Top court rules planning permission for glamping is constitutional

The Supreme Court on Wednesday ruled that it is not unconstitutional nor a violation of European Union law for the construction of luxury camp sites, also known as ‘glamping’, to be subject to planning permission being granted.

Parliament had passed an amendment to the 2018 law regarding environmental assessment impacts on construction projects in June, moving glamping facilities from the law’s ‘second annex’ to its first.

Projects which fall under the second annex are subject to environmental impact assessment studies if it is deemed necessary due to a range of outside factors, whereas projects which fall under the first annex are subject to such studies regardless of circumstances.

First annex projects include many industrial construction projects, such as power stations and waste disposal facilities, but also include other tourism infrastructure such as marinas and golf courses.

Second annex projects tend to include agricultural infrastructure, as well as lighter tourism infrastructure including hotels, tourist complexes outside urban areas, normal campsites and casinos.

Christodoulides referred the law to the Supreme Court in September, arguing that it may run contrary to the principle of separation of powers and European directives regarding services inside the single market.
He also argued that it may violate the constitution and constitute parliamentary overreach, as the law, as well as moving glamping facilities into the law’s first annex, would remove the executive branch of government’s right to determine for itself whether the facilities would require an environmental impact assessment.

Parliament’s lawyers argued that it was parliament’s right to change the law, saying that the executive’s right to exercise discretion in such cases was derived not from the constitution, but from the statute law in question, and that this was not a constitutional right, but a provision laid out in statute which parliament has the right to amend.

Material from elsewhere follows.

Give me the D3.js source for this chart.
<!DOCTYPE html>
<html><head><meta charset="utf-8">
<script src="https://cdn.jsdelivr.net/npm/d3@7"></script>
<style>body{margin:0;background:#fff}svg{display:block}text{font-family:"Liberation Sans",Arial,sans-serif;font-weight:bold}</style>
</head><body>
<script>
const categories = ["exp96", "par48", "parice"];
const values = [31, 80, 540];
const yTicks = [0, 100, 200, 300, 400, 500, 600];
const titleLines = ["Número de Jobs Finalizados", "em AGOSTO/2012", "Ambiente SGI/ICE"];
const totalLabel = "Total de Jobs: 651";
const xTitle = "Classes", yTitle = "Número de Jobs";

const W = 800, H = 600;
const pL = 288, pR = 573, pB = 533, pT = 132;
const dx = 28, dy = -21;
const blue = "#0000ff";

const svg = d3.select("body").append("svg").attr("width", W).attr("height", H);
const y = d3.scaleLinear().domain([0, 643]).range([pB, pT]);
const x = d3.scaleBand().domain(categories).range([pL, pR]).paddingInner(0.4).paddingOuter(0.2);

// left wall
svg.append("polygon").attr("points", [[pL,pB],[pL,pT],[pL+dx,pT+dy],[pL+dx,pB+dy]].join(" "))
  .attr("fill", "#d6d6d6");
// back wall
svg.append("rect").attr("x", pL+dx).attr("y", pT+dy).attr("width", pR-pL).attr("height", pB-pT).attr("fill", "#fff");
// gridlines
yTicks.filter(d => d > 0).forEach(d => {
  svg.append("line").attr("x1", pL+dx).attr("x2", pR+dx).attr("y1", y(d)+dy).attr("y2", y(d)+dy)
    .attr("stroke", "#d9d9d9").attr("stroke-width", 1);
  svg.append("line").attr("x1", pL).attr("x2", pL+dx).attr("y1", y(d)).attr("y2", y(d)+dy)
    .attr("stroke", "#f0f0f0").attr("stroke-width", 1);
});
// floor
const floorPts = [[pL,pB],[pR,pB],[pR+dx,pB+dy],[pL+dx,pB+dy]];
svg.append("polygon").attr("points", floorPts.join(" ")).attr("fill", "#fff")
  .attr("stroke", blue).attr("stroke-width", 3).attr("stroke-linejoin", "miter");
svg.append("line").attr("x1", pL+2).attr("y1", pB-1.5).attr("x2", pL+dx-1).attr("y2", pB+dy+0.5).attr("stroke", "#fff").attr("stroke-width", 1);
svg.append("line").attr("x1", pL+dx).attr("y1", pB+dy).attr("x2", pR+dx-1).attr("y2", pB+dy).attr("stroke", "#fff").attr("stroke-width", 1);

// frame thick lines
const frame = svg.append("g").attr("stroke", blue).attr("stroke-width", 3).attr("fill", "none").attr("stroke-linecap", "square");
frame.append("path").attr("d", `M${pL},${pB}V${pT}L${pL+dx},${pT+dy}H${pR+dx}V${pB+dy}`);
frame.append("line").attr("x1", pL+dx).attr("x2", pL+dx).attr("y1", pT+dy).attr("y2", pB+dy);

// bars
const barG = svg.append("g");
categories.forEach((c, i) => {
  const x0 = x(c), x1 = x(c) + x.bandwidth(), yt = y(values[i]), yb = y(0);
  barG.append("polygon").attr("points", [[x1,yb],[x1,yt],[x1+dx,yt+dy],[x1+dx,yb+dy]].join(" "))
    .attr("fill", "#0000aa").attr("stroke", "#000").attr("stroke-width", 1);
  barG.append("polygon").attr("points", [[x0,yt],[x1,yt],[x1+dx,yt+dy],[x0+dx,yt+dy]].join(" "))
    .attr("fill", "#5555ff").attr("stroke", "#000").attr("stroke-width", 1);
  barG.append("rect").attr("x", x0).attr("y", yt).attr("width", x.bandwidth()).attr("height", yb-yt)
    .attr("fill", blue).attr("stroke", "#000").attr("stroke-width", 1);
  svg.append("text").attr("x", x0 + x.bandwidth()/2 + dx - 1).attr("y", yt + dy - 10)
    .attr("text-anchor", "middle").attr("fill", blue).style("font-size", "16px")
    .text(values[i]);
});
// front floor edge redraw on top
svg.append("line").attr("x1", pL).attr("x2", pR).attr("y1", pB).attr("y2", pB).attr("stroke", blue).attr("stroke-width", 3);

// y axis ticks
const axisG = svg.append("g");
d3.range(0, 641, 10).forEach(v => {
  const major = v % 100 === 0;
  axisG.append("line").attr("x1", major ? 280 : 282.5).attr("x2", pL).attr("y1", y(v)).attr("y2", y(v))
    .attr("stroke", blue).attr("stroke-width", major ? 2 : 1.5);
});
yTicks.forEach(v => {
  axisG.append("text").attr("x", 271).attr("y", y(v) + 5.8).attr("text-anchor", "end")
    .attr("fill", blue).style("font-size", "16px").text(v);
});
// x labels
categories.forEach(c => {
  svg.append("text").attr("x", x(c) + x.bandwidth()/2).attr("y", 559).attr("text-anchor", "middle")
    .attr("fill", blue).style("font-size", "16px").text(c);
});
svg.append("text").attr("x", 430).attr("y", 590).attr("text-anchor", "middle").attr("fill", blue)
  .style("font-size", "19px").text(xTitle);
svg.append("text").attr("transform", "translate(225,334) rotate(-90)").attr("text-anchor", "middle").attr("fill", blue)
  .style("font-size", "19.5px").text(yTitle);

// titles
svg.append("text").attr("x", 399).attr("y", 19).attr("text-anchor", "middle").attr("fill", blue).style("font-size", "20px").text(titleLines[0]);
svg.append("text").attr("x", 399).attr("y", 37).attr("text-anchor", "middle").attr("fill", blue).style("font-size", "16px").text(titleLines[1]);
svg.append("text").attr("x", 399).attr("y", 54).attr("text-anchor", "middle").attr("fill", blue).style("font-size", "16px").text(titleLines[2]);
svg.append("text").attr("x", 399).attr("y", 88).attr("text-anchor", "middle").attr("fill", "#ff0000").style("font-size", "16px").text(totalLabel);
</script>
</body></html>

The court’s decision read that “it is parliament’s position that its vote was made after consultation with all competent bodies, both governmental and non-governmental, and after evaluating the necessity of introducing [glamping] projects into the first annex.”

It thus found that the law was constitutional.

When the law was passed in June it did not do so unanimously, with 27 votes in favour and 17 against.

In July, Agriculture Minister Maria Panayiotou had said that the law would unduly infringe on her power in the executive and argued that parliament’s removal of her right to issue decrees on the matter would slow down processes related to the application of European directives.

The previous set of affairs, which allowed agriculture ministers to unilaterally move types of projects between annexes, had “allowed for the acceleration of procedures”, she said, adding that these matters having to pass through parliament would create a “time-consuming and laborious process”.